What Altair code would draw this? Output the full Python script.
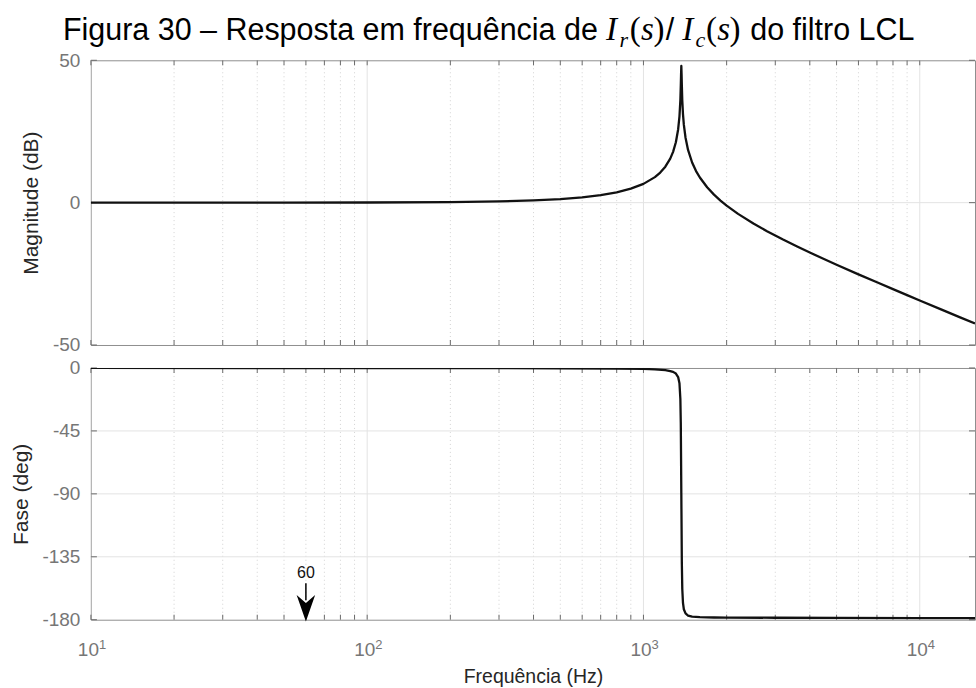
import altair as alt
import pandas as pd

# ---------------- data ----------------
freq_mag = [10, 50, 100, 200, 300, 400, 500, 600, 700, 800,
            900, 1000, 1100, 1150, 1200, 1250, 1280, 1310, 1335, 1350,
            1360, 1365, 1368, 1371, 1374, 1377, 1382, 1390, 1400, 1420,
            1450, 1500, 1550, 1600, 1700, 1800, 1900, 2000, 2200, 2500,
            2800, 3200, 3600, 4000, 4500, 5000, 6000, 7000, 8000, 9000,
            10000, 12000, 14000, 15849]
mag_db = [0.0, 0.01, 0.05, 0.19, 0.43, 0.77, 1.24, 1.85, 2.62, 3.62,
          4.90, 6.59, 8.96, 10.56, 12.62, 15.46, 17.84, 21.21, 25.71, 30.34,
          35.93, 41.2, 45.0, 48.0, 45.0, 41.1, 35.9, 31.1, 27.4, 22.8,
          18.5, 14.1, 11.1, 8.83, 5.39, 2.81, 0.72, -1.05, -3.95, -7.33,
          -10.02, -12.96, -15.41, -17.52, -19.80, -21.80, -25.18, -27.98, -30.38, -32.48,
          -34.35, -37.57, -40.28, -42.45]

freq_ph = [10, 100, 300, 500, 800, 1000, 1100, 1200, 1250, 1280,
           1310, 1335, 1350, 1360, 1365, 1368, 1371, 1374, 1377, 1382,
           1390, 1400, 1420, 1450, 1500, 1600, 1800, 2000, 3000, 5000,
           10000, 15849]
phase_deg = [0.0, -0.05, -0.1, -0.2, -0.4, -0.7, -1.0, -1.6, -2.2, -2.8,
             -4.0, -6.5, -11.0, -22.0, -40.0, -65.0, -90.0, -115.0, -140.0, -158.0,
             -168.0, -172.5, -175.5, -177.0, -177.8, -178.2, -178.4, -178.5, -178.6, -178.7,
             -178.8, -178.9]

x_domain = [10, 15849]
major_ticks = [10, 100, 1000, 10000]
major_base = "10"
major_exponents = ["1", "2", "3", "4"]
minor_ticks = [20, 30, 40, 50, 60, 70, 80, 90,
               200, 300, 400, 500, 600, 700, 800, 900,
               2000, 3000, 4000, 5000, 6000, 7000, 8000, 9000]
mag_ticks = [-50, 0, 50]
mag_grid = [0]
phase_ticks = [-180, -135, -90, -45, 0]
phase_grid = [-135, -90, -45]

arrow_freq = 60
arrow_label = "60"
arrow_label_deg = -146.4
arrow_start_deg = -154.0
arrow_end_deg = -166.0
arrow_head_deg = -171.8

# ---------------- styling ----------------
W, H1, H2 = 885, 285, 252
GRID = "#e3e3e3"
MINOR = "#d2d2d2"
TICK = "#6a6a6a"
FRAME = "#8f8f8f"
LABEL = "#767676"
TITLE = "#262626"
SANS = "Liberation Sans"
SERIF = "Liberation Serif"
LINE_W = 2.3
LFS = 19

xscale = alt.Scale(type="log", domain=x_domain, nice=False)
y1 = alt.Scale(domain=[-50, 50], nice=False)
y2 = alt.Scale(domain=[-180, 0], nice=False)

common_axis = dict(grid=False, ticks=False, domain=False, labelFontSize=LFS, labelColor=LABEL,
                   titleColor=TITLE, titleFontWeight="normal",
                   labelFont=SANS, titleFont=SANS)

x_axis_bottom = alt.Axis(values=major_ticks, labelExpr=f"'{major_base}'", title="Frequência  (Hz)",
                         labelPadding=21, titlePadding=8, labelFlush=False, labelOffset=-3,
                         titleFontSize=19.5, **common_axis)
y_axis_mag = alt.Axis(values=mag_ticks, labelExpr="'' + datum.value", title="Magnitude (dB)",
                      labelPadding=11, titlePadding=11, titleFontSize=21, **common_axis)
y_axis_ph = alt.Axis(values=phase_ticks, labelExpr="'' + datum.value", title="Fase (deg)",
                     labelPadding=11, titlePadding=10.5, titleFontSize=21, **common_axis)


def make_panel_helpers(xaxis, yaxis, yscale, h):
    def X(field):
        return alt.X(f"{field}:Q", scale=xscale, axis=xaxis,
                     title=None if xaxis is None else "Frequência  (Hz)")

    def Y(field):
        return alt.Y(f"{field}:Q", scale=yscale, axis=yaxis)

    major_df = pd.DataFrame({"f": major_ticks})
    minor_df = pd.DataFrame({"f": minor_ticks})
    ticks_df = pd.DataFrame({"f": major_ticks + minor_ticks})

    layers = [
        alt.Chart(major_df).mark_rule(color=GRID, strokeWidth=1).encode(x=X("f")),
        alt.Chart(minor_df).mark_rule(color=MINOR, strokeWidth=1, strokeDash=[1, 3]).encode(x=X("f")),
        alt.Chart(ticks_df).mark_rule(color=TICK, strokeWidth=1).encode(
            x=X("f"), y=alt.value(0), y2=alt.value(5)),
        alt.Chart(ticks_df).mark_rule(color=TICK, strokeWidth=1).encode(
            x=X("f"), y=alt.value(h), y2=alt.value(h - 5)),
    ]
    return X, Y, layers


def grid_and_yticks(Y, grid_vals, tick_vals):
    gdf = pd.DataFrame({"v": grid_vals})
    tdf = pd.DataFrame({"v": tick_vals})
    return [
        alt.Chart(gdf).mark_rule(color=GRID, strokeWidth=1).encode(y=Y("v")),
        alt.Chart(tdf).mark_rule(color=TICK, strokeWidth=1).encode(
            y=Y("v"), x=alt.value(0), x2=alt.value(6)),
        alt.Chart(tdf).mark_rule(color=TICK, strokeWidth=1).encode(
            y=Y("v"), x=alt.value(W), x2=alt.value(W - 6)),
    ]


def txt(s, x, y, size, font=SANS, style="normal", align="left", color="black"):
    return alt.Chart(pd.DataFrame({"t": [s]})).mark_text(
        align=align, baseline="alphabetic", font=font, fontSize=size,
        fontStyle=style, color=color).encode(text="t:N", x=alt.value(x), y=alt.value(y))


# ---------------- magnitude panel ----------------
X1, Y1, top_layers = make_panel_helpers(None, y_axis_mag, y1, H1)
top_layers += grid_and_yticks(Y1, mag_grid, mag_ticks)
mag_df = pd.DataFrame({"f": freq_mag, "db": mag_db})
mag_line = alt.Chart(mag_df).mark_line(color="#111111", strokeWidth=LINE_W, clip=True,
                                       strokeJoin="round").encode(
    x=X1("f"), y=Y1("db"), order="f:Q")

TY = -20
TFS, MFS, SFS = 30.5, 33, 22
title_layers = [
    txt("Figura 30 – Resposta em frequência de", -28, TY, TFS),
    txt("I", 515.7, TY, MFS, SERIF, "italic"),
    txt("r", 529.1, TY + 7, SFS, SERIF, "italic"),
    txt("(", 539.4, TY, MFS, SERIF),
    txt("s", 550.7, TY, MFS, SERIF, "italic"),
    txt(")", 563.1, TY, MFS, SERIF),
    txt("/", 575.4, TY, TFS),
    txt("I", 591.9, TY, MFS, SERIF, "italic"),
    txt("c", 605.3, TY + 7, SFS, SERIF, "italic"),
    txt("(", 615.6, TY, MFS, SERIF),
    txt("s", 626.9, TY, MFS, SERIF, "italic"),
    txt(")", 639.3, TY, MFS, SERIF),
    txt("do filtro LCL", 660, TY, TFS),
]

top = alt.layer(*top_layers, mag_line, *title_layers).properties(width=W, height=H1)

# ---------------- phase panel ----------------
X2, Y2, bot_layers = make_panel_helpers(x_axis_bottom, y_axis_ph, y2, H2)
bot_layers += grid_and_yticks(Y2, phase_grid, phase_ticks)
ph_df = pd.DataFrame({"f": freq_ph, "deg": phase_deg})
ph_line = alt.Chart(ph_df).mark_line(color="#111111", strokeWidth=LINE_W, clip=True,
                                     strokeJoin="round").encode(
    x=X2("f"), y=Y2("deg"), order="f:Q")

arrow_df = pd.DataFrame({"f": [arrow_freq], "a": [arrow_start_deg], "b": [arrow_end_deg],
                         "h": [arrow_head_deg], "lt": [arrow_label_deg], "t": [arrow_label]})
arrow_line = alt.Chart(arrow_df).mark_rule(color="black", strokeWidth=1.5).encode(
    x=X2("f"), y=Y2("a"), y2="b:Q")
arrow_head = alt.Chart(arrow_df).mark_point(
    shape="M0,1L-0.7,-1L0,-0.4L0.7,-1Z", filled=True, size=700, color="black", opacity=1
).encode(x=X2("f"), y=Y2("h"))
arrow_text = alt.Chart(arrow_df).mark_text(
    font=SANS, fontSize=16, color="#111111", align="center", baseline="middle"
).encode(x=X2("f"), y=Y2("lt"), text="t:N")

exp_df = pd.DataFrame({"f": major_ticks, "e": major_exponents})
exponents = alt.Chart(exp_df).mark_text(
    font=SANS, fontSize=13, color=LABEL, align="left", baseline="alphabetic", dx=8
).encode(x=X2("f"), y=alt.value(H2 + 29), text="e:N")

bottom = alt.layer(*bot_layers, ph_line, arrow_line, arrow_head, arrow_text, exponents).properties(
    width=W, height=H2)

chart = alt.vconcat(top, bottom, spacing=2).properties(
    padding={"left": 9, "top": 13, "right": 0, "bottom": 0},
    background="white",
).configure_view(stroke=FRAME, strokeWidth=1)

chart.save("out.html", embed_options={"renderer": "svg", "actions": False})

Task goal:
Print, exactly as written, the lines above from the first one to the one containing "import pandas as pd". Leave out pictures.

Reply to the task:
What Altair code would draw this? Output the full Python script.
import altair as alt
import pandas as pd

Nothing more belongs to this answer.